Given that typhoons are relatively infrequent meteorological events, existing typhoon disaster datasets often have some limitations, such as inadequate temporal coverage, discontinuous spatial distributions, and insufficient resolution. Some international disaster datasets are widely used, such as the Emergency Events Database (EM-DAT) from the Centre for Research on the Epidemiology of Disasters (CRED), NatCat from Munich Re, Sigma of Swiss Re and the GLobal IDEntifier (GLIDE) database (https://glidenumber.net/glide/public/search/search.jsp) developed by the Asian Disaster Reduction Center^23,24. However, these datasets predominantly focus on national-scale data and provide limited documentation of the impact on agriculture. Datasets with county-level resolution have been established in several regions, such as the United States (The Spatial Hazard Events and Losses Database for the United States, SHELDUS²⁵), Canada (The Canadian Disaster Database, https://www.publicsafety.gc.ca/cnt/rsrcs/cndn-dsstr-dtbs/), Japan (KITAMOTO Asanobu @National Institute of Informatics (NII): http://agora.ex.nii.ac.jp/digital-typhoon/disaster/damage/), and Taiwan Province of China²⁶, supporting local disaster management and risk assessment frameworks.

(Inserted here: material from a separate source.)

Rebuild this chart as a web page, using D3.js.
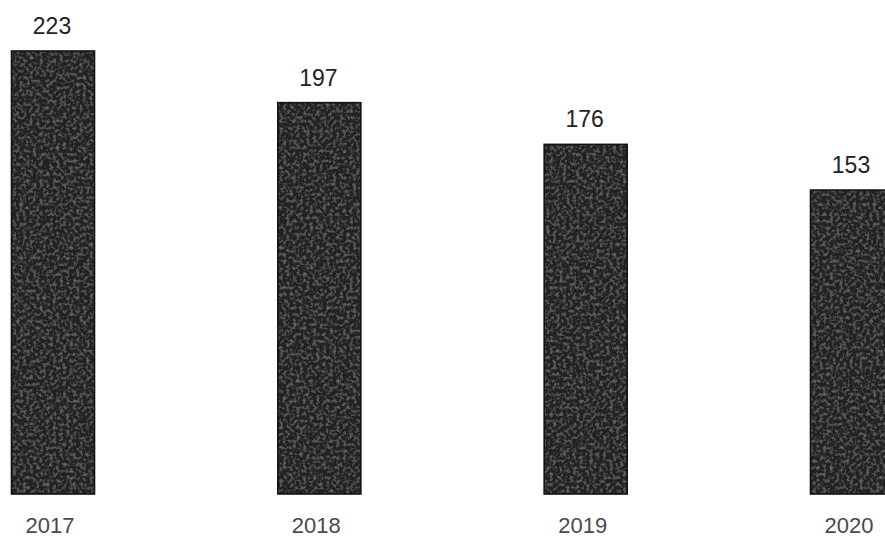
<!DOCTYPE html>
<html>
<head>
<meta charset="utf-8">
<script src="https://cdn.jsdelivr.net/npm/d3@7"></script>
<style>
  html, body { margin: 0; padding: 0; background: #fff; }
  svg { display: block; }
</style>
</head>
<body>
<svg id="chart" width="885" height="537"></svg>
<script>
// Yearly totals
const years = ["2017", "2018", "2019", "2020"];
const totals = [223, 197, 176, 153];

const W = 885, H = 537;
const baseline = 494;

const svg = d3.select("#chart");

// Soft mottled print texture for the bars
const defs = svg.append("defs");
const grain = defs.append("filter")
  .attr("id", "grain")
  .attr("x", 0).attr("y", 0).attr("width", "100%").attr("height", "100%");
grain.append("feTurbulence")
  .attr("type", "fractalNoise")
  .attr("baseFrequency", 0.3)
  .attr("numOctaves", 2)
  .attr("seed", 7)
  .attr("result", "noise");
grain.append("feColorMatrix")
  .attr("in", "noise")
  .attr("type", "matrix")
  .attr("values", "0 0 0 0 0.30  0 0 0 0 0.30  0 0 0 0 0.30  0 0 0 1.1 -0.5")
  .attr("result", "specks");
grain.append("feComposite")
  .attr("in", "specks").attr("in2", "SourceGraphic")
  .attr("operator", "in").attr("result", "clipped");
const merge = grain.append("feMerge");
merge.append("feMergeNode").attr("in", "SourceGraphic");
merge.append("feMergeNode").attr("in", "clipped");

// Scales
const x = d3.scalePoint().domain(years).range([53, 852]);
const barW = 83;
const y = d3.scaleLinear().domain([0, 223]).range([baseline, 51]);

const data = years.map((yr, i) => ({ year: yr, value: totals[i] }));

const bars = svg.append("g");
bars.selectAll("rect.fill")
  .data(data)
  .join("rect")
  .attr("class", "fill")
  .attr("x", d => x(d.year) - barW / 2)
  .attr("y", d => y(d.value))
  .attr("width", barW)
  .attr("height", d => baseline - y(d.value))
  .attr("fill", "#232323")
  .attr("filter", "url(#grain)");

bars.selectAll("rect.edge")
  .data(data)
  .join("rect")
  .attr("class", "edge")
  .attr("x", d => x(d.year) - barW / 2)
  .attr("y", d => y(d.value))
  .attr("width", barW)
  .attr("height", d => baseline - y(d.value))
  .attr("fill", "none")
  .attr("stroke", "#121212")
  .attr("stroke-width", 1.6);

// Value labels above bars
svg.append("g").selectAll("text")
  .data(data)
  .join("text")
  .attr("x", d => x(d.year) - 1)
  .attr("y", d => y(d.value) - 17)
  .attr("text-anchor", "middle")
  .attr("font-family", "Liberation Sans, Arial, sans-serif")
  .attr("font-size", 23)
  .attr("fill", "#222")
  .text(d => d.value);

// Year labels along the bottom
svg.append("g").selectAll("text")
  .data(data)
  .join("text")
  .attr("x", d => x(d.year) - 3)
  .attr("y", 533)
  .attr("text-anchor", "middle")
  .attr("font-family", "Liberation Sans, Arial, sans-serif")
  .attr("font-size", 22)
  .attr("fill", "#4a4a4a")
  .text(d => d.year);
</script>
</body>
</html>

Although there are some national or provincial disaster databases in China, they are difficult to share or make publicly available, facing challenges in terms of data reliability, coverage extensiveness, and standard consistency²⁷. Since 1984, the Shanghai Typhoon Institute (STI) and the National Climate Center (NCC) under the China Meteorological Administration (CMA) have systematically collected typhoon disaster data²⁸, but these data are limited to the provincial-level spatial resolution. From 2004 to 2013, the NCC provided county-level typhoon disaster records covering 15 provinces in mainland China. Thus, most related studies using these data were constrained to this decade-long period^29,30. Furthermore, records spanning longer than five years are available for only eight coastal provinces (Shandong, Jiangsu, Shanghai, Zhejiang, Fujian, Guangdong, Guangxi and Hainan). Based on records from these eight provinces, Wu et al.³¹ reconstructed a county-level dataset of typhoon-induced direct economic losses (DELs) from 1980 to 2018, which was subsequently applied to create a DEL preassessment model³². However, this dataset only focuses on DEL metrics and excludes other critical indicators, such as the crop area affected by typhoons.

This study introduces a reconstructed county-level dataset of crop areas affected by typhoons from 1980 to 2022, which is derived from historical disaster records (2004–2013) from eight coastal provinces. We have developed and adopted a rigorous and robust reconstruction methodology, ensuring the accuracy and reliability of the reconstructed data. The reconstructed dataset can provide strong support for multiscale agricultural risk assessment and decision-making, from national policies to county-level strategies. Furthermore, this dataset can be applied to advance typhoon-related agricultural disaster research, increase forecasting accuracy, and improve early warning systems.

Methods

The 1980–2022 affected crop area dataset described in this paper is reconstructed by establishing the relationships between typhoon meteorological data and disaster data from 2004 to 2013 of each single station. The specific process is described in detail below.

Original data acquisition

The original typhoon disaster data, including 2,091 raw records across the eight coastal provinces from 2004 to 2013, is obtained from the National Climate Center during the cooperation of one National Key Research and Development Program of China, numbered 2019YFC1510205. One of the projects supporting this study was a further scientific exploration based on the previous project, so these original disaster data can be used for reconstruction. The data from this period is valuable and detailed. Each entry includes the typhoon name, the affected county and four impact metrics: DEL, affected crop area, affected population and death toll. In this study, we focused on the affected crop area.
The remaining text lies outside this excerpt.